Salt Lake Temple base isolation: a $2B seismic retrofit to protect the world’s largest Mormon temple

The B1M takes you inside Salt Lake City’s iconic Salt Lake Temple, the largest Mormon temple in the world, and explains a transformative $2 billion upgrade. The video outlines how base isolation will let the granite landmark move independently during earthquakes, protecting its stonework and interior. It walks through the installation of 98 base isolators, a new concrete foundation, and more than 423 kilometres of post-tensioned cables, all while reinforcing walls and architectural features. We also get a primer on the temple’s history, from Gothic and Romanesque design to Brigham Young’s Plat of Zion urban plan that anchored Salt Lake City’s grid. The project aims to complete in 2026 with doors reopening in 2027, signaling resilience for a historic symbol.

Overview

The Salt Lake Temple, completed more than a century and a half ago, remains a defining symbol of Salt Lake City and of The Church of Jesus Christ of Latter-day Saints. This video explores the ambitious retrofit described as a $2 billion operation to render the world’s largest Mormon temple seismically resilient through base isolation. The approach aims to minimize damage to the temple’s ornate masonry and historic interior while maintaining its ceremonial functions and architectural integrity.

Why the Temple Needs Protection

Located in the Wasatch Valley, Salt Lake City sits near the Wasatch Fault, where geologists estimate a magnitude 7 earthquake could strike on a millennial scale. The video cites a 57% probability of at least one earthquake of magnitude 6 or greater in the next 50 years, underscoring the urgency of strengthening historic structures that were not designed for modern seismic events. The Christchurch earthquake of 2011 is referenced as a case study in how heritage buildings can suffer severe damage and how retrofitting can enable safer preservation rather than demolition.

Base Isolation: How It Works

To reduce earthquake forces, the temple is being decoupled from ground motion through base isolation. The system allows up to 1.5 metres of horizontal movement in any direction, helping protect ornate stonework, interior spaces, and occupant safety. Engineers excavated to create a new lower level for isolators. They employed underpinning techniques including micro piles, secant piles, tie-back anchors, tensioned tie rods, hand-constructed underpinning piers, and consolidation grouting to stabilize the existing structure during modification.

Engineering Details

A new concrete foundation with transfer beams and girders surrounds the temple to distribute loads. Post-tensioned cables—more than 423 kilometres in total—tie the temple to the new foundation, guiding load transfer as the structure moves. The retrofit includes 98 base isolators, each weighing about 8000 kilograms, acting as bearings between the temple and its foundation. After isolators are installed, soil beneath the foundation will be removed to allow the structure to float on the isolators during seismic events.

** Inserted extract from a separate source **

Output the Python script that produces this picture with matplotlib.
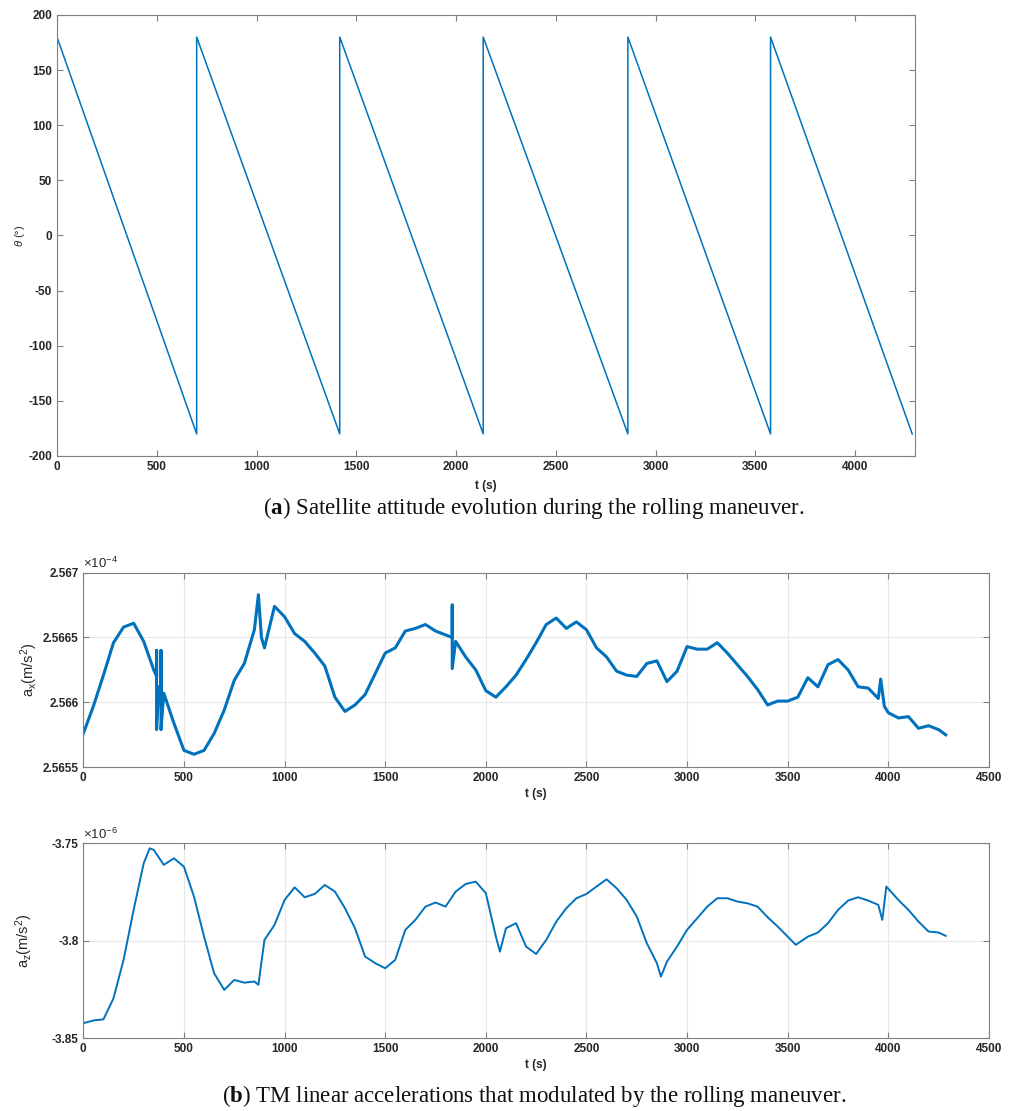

The vertical stiffness supports vertical loads, while horizontal flexibility accommodates ground motion, a key principle in base isolation design.

Construction Challenges and Modern Upgrades

Retrofitting a 19th century stone building is inherently delicate. The project timeline has extended beyond the initial target of 2025 into 2026 as crews reinforce spires and architectural elements and expand spaces for ritual baptisms and instruction rooms. A North addition with a ceiling wing will house additional wedding spaces. While the temple remains functional in part, the project’s scope extends beyond stabilization to upgrade the building’s seismic resilience and capacity for contemporary use, while preserving its historic character.

Historical Context and Urban Planning

The temple is not only a religious edifice but also a keystone of Salt Lake City’s urban plan. Brigham Young’s Plat of Zion laid out a highly organized grid with an 11-acre temple block at the center. The grid featured unusually wide streets and large block sizes that created a hybrid urban-rural model, aiding early self-sufficiency, fire protection, and future adaptability for cars. The temple’s Gothic and Romanesque design, with iconography such as stars, suns, the Big Dipper, and the Moroni statue, served as a storytelling vehicle for faith and community. The council and community later faced pressure to preserve historic buildings as land values rose and development pressure increased, amplifying the significance of a project that can act as a precedent for heritage preservation under threat.

Implications and Outlook

The renovation aims to demonstrate that even iconic historic structures can be reinforced to withstand seismic hazards without losing their essence. If successful, it could inspire broader preservation efforts within seismically active regions and signal a blueprint for balancing heritage with modernization. The doors are scheduled to reopen in 2027, marking a milestone in the intersection of architecture, urban planning, and earthquake engineering.